Data lines
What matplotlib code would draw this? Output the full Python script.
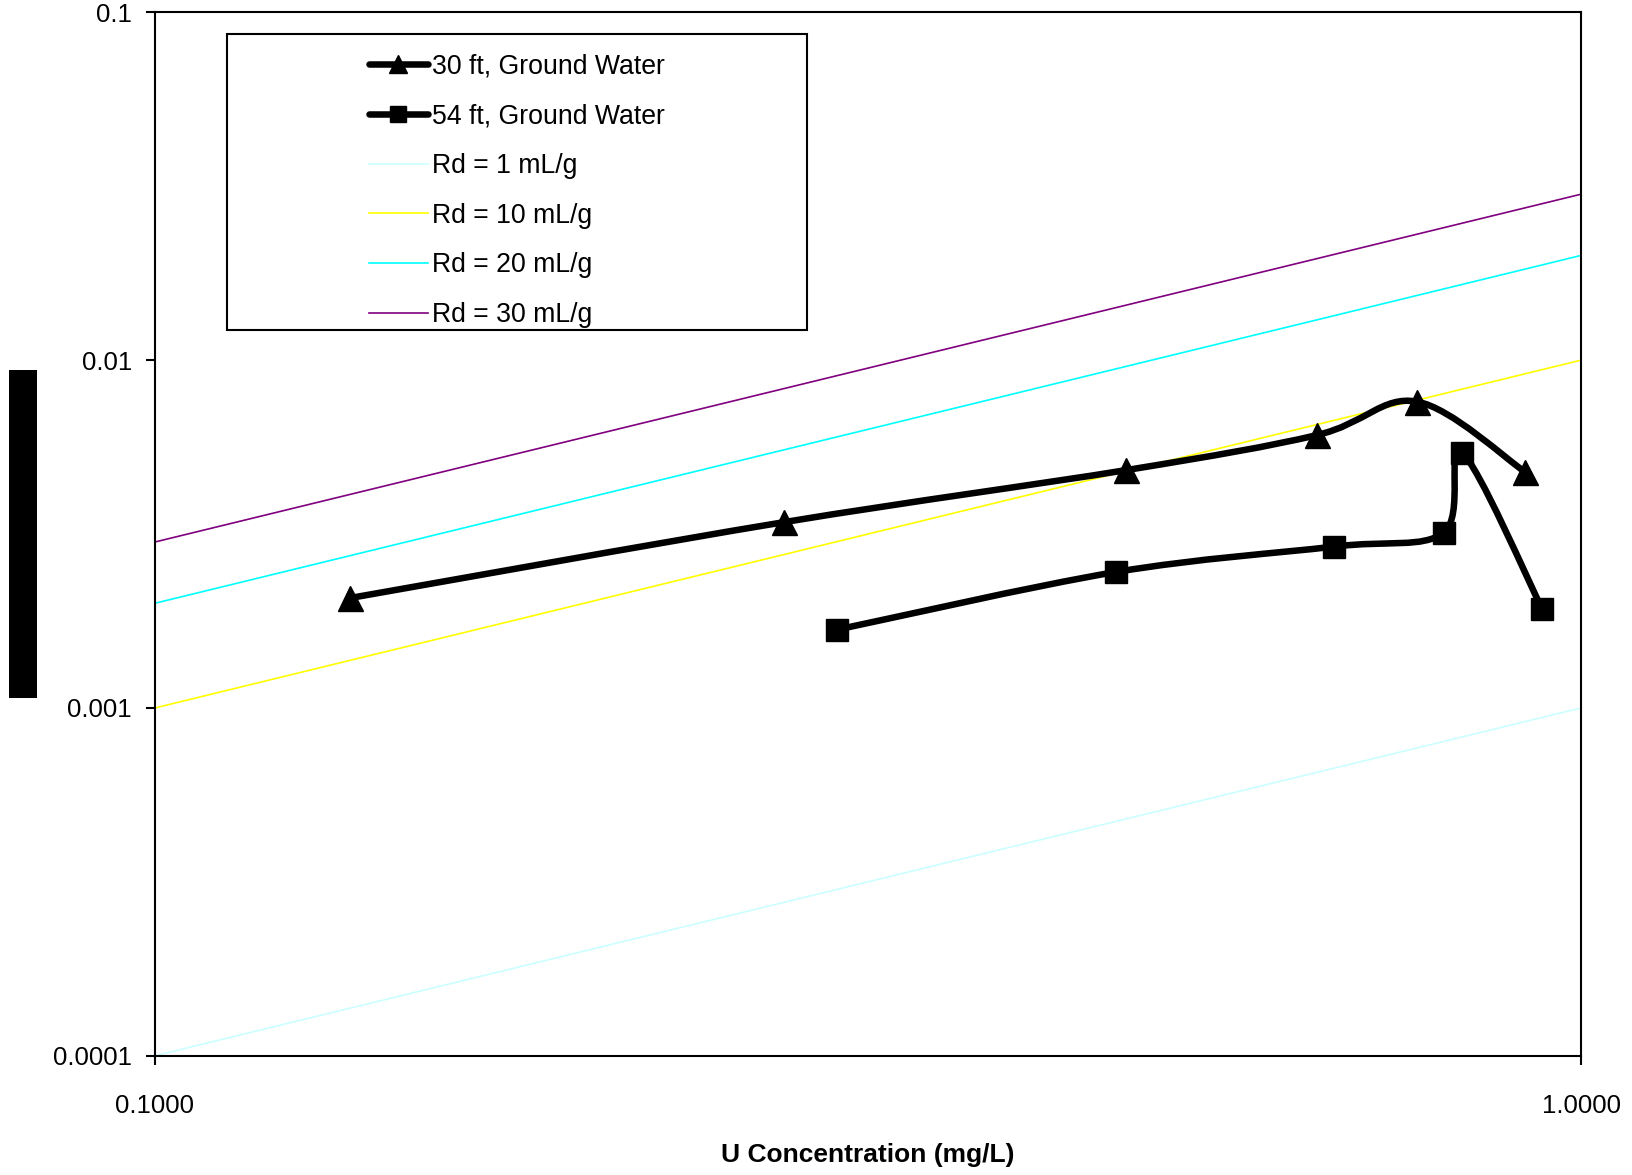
import numpy as np
import matplotlib
matplotlib.use('Agg')
import matplotlib.pyplot as plt
from matplotlib.path import Path
from matplotlib.patches import PathPatch, Rectangle
from matplotlib.lines import Line2D
from matplotlib.ticker import FixedLocator, FixedFormatter, NullLocator

plt.rcParams['font.family'] = ['Liberation Sans', 'DejaVu Sans']

# Series data (U concentration mg/L vs. sorbed amount)
x_30ft = [0.137, 0.276, 0.480, 0.653, 0.767, 0.913]
y_30ft = [0.00207, 0.00342, 0.00483, 0.00609, 0.00760, 0.00478]
x_54ft = [0.301, 0.472, 0.671, 0.801, 0.825, 0.939]
y_54ft = [0.00168, 0.00246, 0.00291, 0.00319, 0.00542, 0.00193]

# Reference Rd lines
rd_x = [0.1, 1.0]
rd_y = [[0.0001, 0.001], [0.001, 0.01], [0.002, 0.02], [0.003, 0.03]]
rd_labels = ['Rd = 1 mL/g', 'Rd = 10 mL/g', 'Rd = 20 mL/g', 'Rd = 30 mL/g']
rd_colors = ['#ccffff', '#ffff00', '#00ffff', '#800080']

x_ticks = [0.1, 1.0]
x_tick_labels = ['0.1000', '1.0000']
y_ticks = [0.0001, 0.001, 0.01, 0.1]
y_tick_labels = ['0.0001', '0.001', '0.01', '0.1']

FS = 18.5
LEG_FS = 19.2


def smooth_path(xs, ys):
    # Bezier curve through the points (like a smoothed spreadsheet line)
    p = np.column_stack([np.log10(xs), np.log10(ys)])
    n = len(p)
    verts = [p[0]]
    codes = [Path.MOVETO]
    for i in range(n - 1):
        p0 = p[max(i - 1, 0)]
        p1 = p[i]
        p2 = p[i + 1]
        p3 = p[min(i + 2, n - 1)]
        verts += [p1 + (p2 - p0) / 6, p2 - (p3 - p1) / 6, p2]
        codes += [Path.CURVE4] * 3
    return Path(10 ** np.array(verts), codes)


fig = plt.figure(figsize=(16.33, 11.75), dpi=100)
ax = fig.add_axes([0.0949, 0.1015, 0.8733, 0.888])
ax.set_xscale('log')
ax.set_yscale('log')

for yy, c in zip(rd_y, rd_colors):
    ax.plot(rd_x, yy, color=c, lw=1.2, zorder=2)

for xs, ys, m, ms in [(x_30ft, y_30ft, '^', 18), (x_54ft, y_54ft, 's', 16)]:
    ax.add_patch(PathPatch(smooth_path(xs, ys), facecolor='none', edgecolor='black',
                           lw=4.7, joinstyle='round', capstyle='round', zorder=3))
    ax.plot(xs, ys, linestyle='none', marker=m, ms=ms, color='black', zorder=4)

ax.set_xlim(0.1, 1.0)
ax.set_ylim(0.0001, 0.1)
ax.xaxis.set_major_locator(FixedLocator(x_ticks))
ax.xaxis.set_major_formatter(FixedFormatter(x_tick_labels))
ax.xaxis.set_minor_locator(NullLocator())
ax.yaxis.set_major_locator(FixedLocator(y_ticks))
ax.yaxis.set_major_formatter(FixedFormatter(y_tick_labels))
ax.yaxis.set_minor_locator(NullLocator())
ax.tick_params(direction='out', length=6.5, width=1.5, labelsize=FS, top=False, right=False)
ax.tick_params(axis='x', pad=21)
ax.tick_params(axis='y', pad=10)
for s in ax.spines.values():
    s.set_linewidth(1.5)

ax.set_xlabel('U Concentration (mg/L)', fontsize=19, fontweight='bold', va='center')
ax.xaxis.set_label_coords(0.5, -0.095)

# legend
handles = [Line2D([], [], color='black', lw=4.7, marker='^', ms=12.5, solid_capstyle='round'),
           Line2D([], [], color='black', lw=4.7, marker='s', ms=11, solid_capstyle='round')]
handles += [Line2D([], [], color=c, lw=1.2) for c in rd_colors]
labels = ['30 ft, Ground Water', '54 ft, Ground Water'] + rd_labels
ax.legend(handles, labels, loc='center', bbox_to_anchor=(0.2538, 0.829), frameon=False,
          fontsize=LEG_FS, handlelength=2.2, handletextpad=0.15, labelspacing=0.89,
          borderpad=0, numpoints=1)
ax.add_patch(Rectangle((0.0505, 0.6955), 0.4065, 0.2835, transform=ax.transAxes,
                       fill=False, edgecolor='black', lw=1.5, zorder=5))

# blacked-out y axis title
fig.patches.append(Rectangle((0.0055, 0.4062), 0.017, 0.2789, transform=fig.transFigure,
                             facecolor='black', edgecolor='none'))

fig.savefig('out.png', dpi=100)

Task to carry out
Only the number is wanted: how many lines above include the word "matplotlib"?

Correct response
8